◆ EXERCISE GOAL ◆
Render the material again word for word, skipping the pictures in it.

◆ DATA BLOCK ◆
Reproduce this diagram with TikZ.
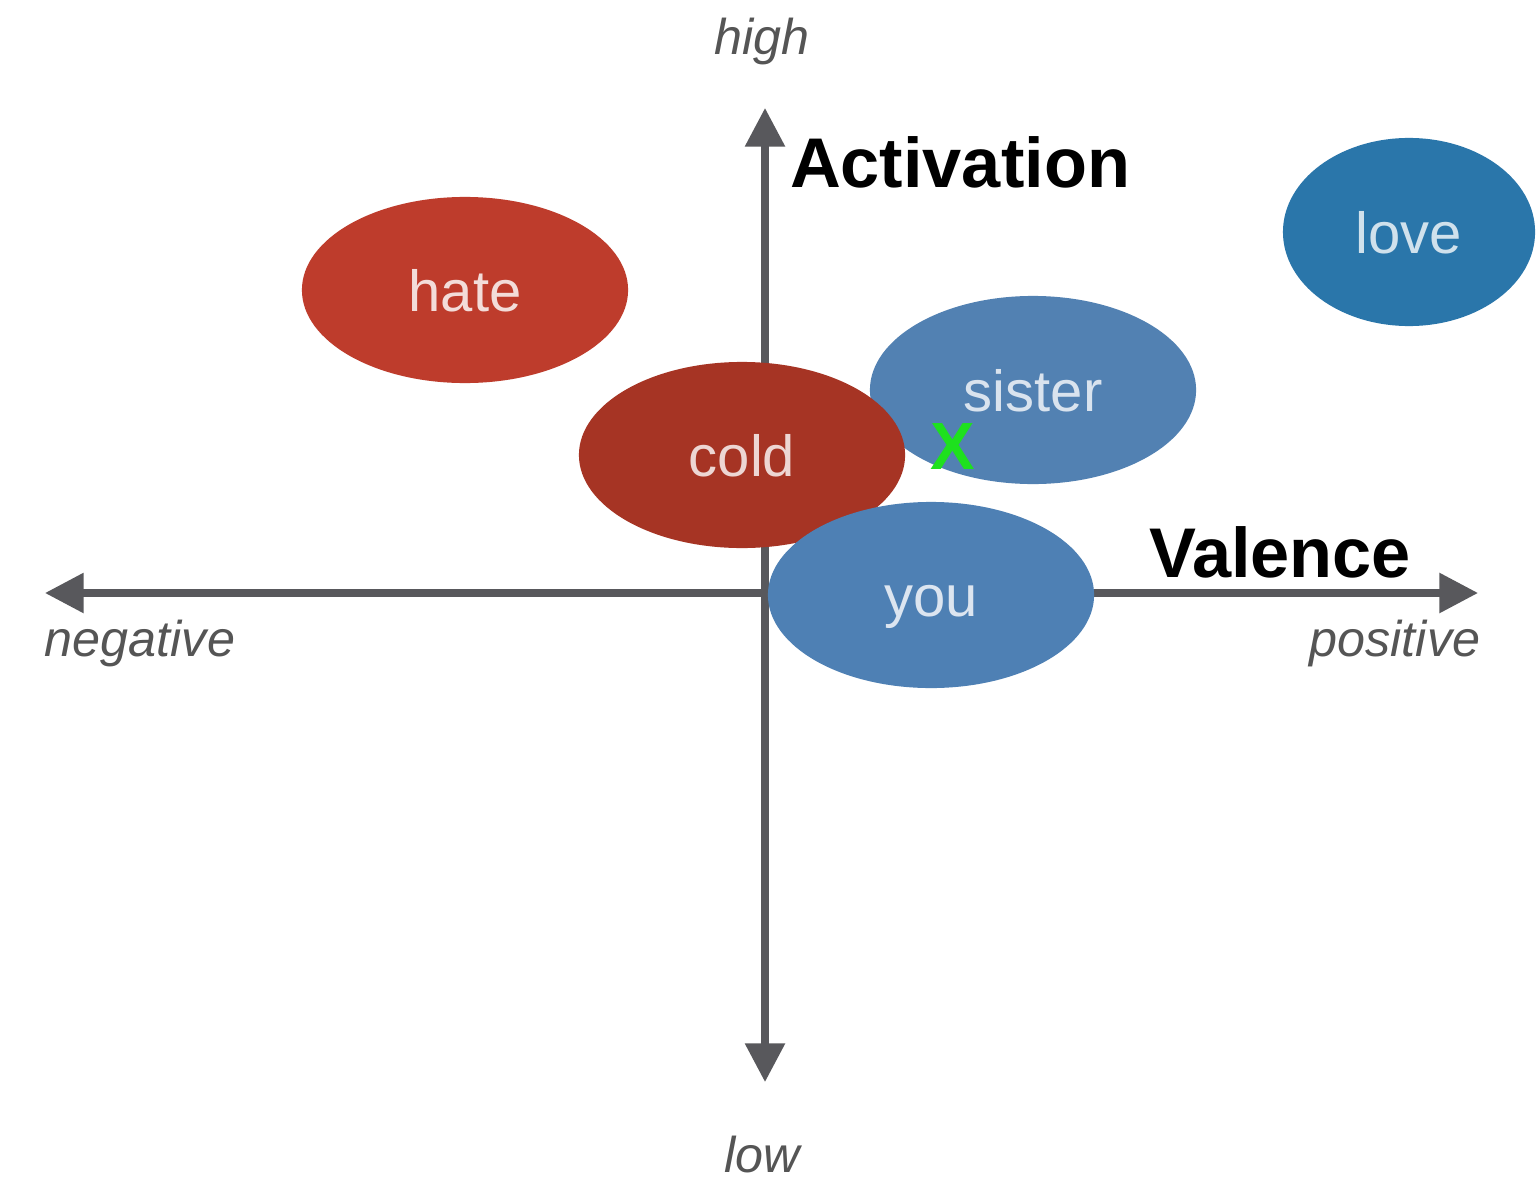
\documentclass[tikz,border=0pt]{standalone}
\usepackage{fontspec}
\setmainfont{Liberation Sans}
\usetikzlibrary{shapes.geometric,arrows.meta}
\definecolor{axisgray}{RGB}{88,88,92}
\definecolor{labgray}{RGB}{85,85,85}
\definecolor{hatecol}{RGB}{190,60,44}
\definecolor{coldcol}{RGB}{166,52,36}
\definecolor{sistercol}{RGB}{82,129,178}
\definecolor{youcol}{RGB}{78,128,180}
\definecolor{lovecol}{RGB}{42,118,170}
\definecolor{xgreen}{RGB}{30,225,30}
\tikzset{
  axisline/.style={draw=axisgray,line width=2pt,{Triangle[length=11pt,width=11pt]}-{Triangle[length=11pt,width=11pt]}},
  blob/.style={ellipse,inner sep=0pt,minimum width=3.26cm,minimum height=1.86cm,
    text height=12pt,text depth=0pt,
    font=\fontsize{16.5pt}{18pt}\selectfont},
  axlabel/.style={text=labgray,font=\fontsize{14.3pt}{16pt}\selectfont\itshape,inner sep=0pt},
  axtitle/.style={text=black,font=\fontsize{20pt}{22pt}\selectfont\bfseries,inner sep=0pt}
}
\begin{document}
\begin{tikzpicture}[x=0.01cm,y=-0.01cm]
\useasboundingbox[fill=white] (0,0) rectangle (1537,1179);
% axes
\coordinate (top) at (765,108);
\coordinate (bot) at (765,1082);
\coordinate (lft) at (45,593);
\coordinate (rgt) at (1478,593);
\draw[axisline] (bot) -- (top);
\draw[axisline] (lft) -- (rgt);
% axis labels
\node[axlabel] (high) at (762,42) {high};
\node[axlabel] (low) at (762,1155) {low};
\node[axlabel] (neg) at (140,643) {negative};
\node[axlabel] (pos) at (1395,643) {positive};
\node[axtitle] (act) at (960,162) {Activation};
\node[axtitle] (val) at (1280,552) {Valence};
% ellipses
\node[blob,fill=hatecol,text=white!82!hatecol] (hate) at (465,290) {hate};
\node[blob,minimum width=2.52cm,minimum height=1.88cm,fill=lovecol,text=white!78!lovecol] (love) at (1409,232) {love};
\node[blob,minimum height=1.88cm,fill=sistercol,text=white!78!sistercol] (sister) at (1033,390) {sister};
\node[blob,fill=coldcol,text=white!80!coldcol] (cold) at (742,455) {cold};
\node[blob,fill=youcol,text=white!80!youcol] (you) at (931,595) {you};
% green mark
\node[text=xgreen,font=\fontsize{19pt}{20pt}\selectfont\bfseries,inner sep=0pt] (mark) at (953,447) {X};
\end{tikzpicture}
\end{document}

◆ COMPLETE ANSWER ◆
Reproduce this diagram with TikZ.
\documentclass[tikz,border=0pt]{standalone}
\usepackage{fontspec}
\setmainfont{Liberation Sans}
\usetikzlibrary{shapes.geometric,arrows.meta}
\definecolor{axisgray}{RGB}{88,88,92}
\definecolor{labgray}{RGB}{85,85,85}
\definecolor{hatecol}{RGB}{190,60,44}
\definecolor{coldcol}{RGB}{166,52,36}
\definecolor{sistercol}{RGB}{82,129,178}
\definecolor{youcol}{RGB}{78,128,180}
\definecolor{lovecol}{RGB}{42,118,170}
\definecolor{xgreen}{RGB}{30,225,30}
\tikzset{
  axisline/.style={draw=axisgray,line width=2pt,{Triangle[length=11pt,width=11pt]}-{Triangle[length=11pt,width=11pt]}},
  blob/.style={ellipse,inner sep=0pt,minimum width=3.26cm,minimum height=1.86cm,
    text height=12pt,text depth=0pt,
    font=\fontsize{16.5pt}{18pt}\selectfont},
  axlabel/.style={text=labgray,font=\fontsize{14.3pt}{16pt}\selectfont\itshape,inner sep=0pt},
  axtitle/.style={text=black,font=\fontsize{20pt}{22pt}\selectfont\bfseries,inner sep=0pt}
}
\begin{document}
\begin{tikzpicture}[x=0.01cm,y=-0.01cm]
\useasboundingbox[fill=white] (0,0) rectangle (1537,1179);
% axes
\coordinate (top) at (765,108);
\coordinate (bot) at (765,1082);
\coordinate (lft) at (45,593);
\coordinate (rgt) at (1478,593);
\draw[axisline] (bot) -- (top);
\draw[axisline] (lft) -- (rgt);
% axis labels
\node[axlabel] (high) at (762,42) {high};
\node[axlabel] (low) at (762,1155) {low};
\node[axlabel] (neg) at (140,643) {negative};
\node[axlabel] (pos) at (1395,643) {positive};
\node[axtitle] (act) at (960,162) {Activation};
\node[axtitle] (val) at (1280,552) {Valence};
% ellipses
\node[blob,fill=hatecol,text=white!82!hatecol] (hate) at (465,290) {hate};
\node[blob,minimum width=2.52cm,minimum height=1.88cm,fill=lovecol,text=white!78!lovecol] (love) at (1409,232) {love};
\node[blob,minimum height=1.88cm,fill=sistercol,text=white!78!sistercol] (sister) at (1033,390) {sister};
\node[blob,fill=coldcol,text=white!80!coldcol] (cold) at (742,455) {cold};
\node[blob,fill=youcol,text=white!80!youcol] (you) at (931,595) {you};
% green mark
\node[text=xgreen,font=\fontsize{19pt}{20pt}\selectfont\bfseries,inner sep=0pt] (mark) at (953,447) {X};
\end{tikzpicture}
\end{document}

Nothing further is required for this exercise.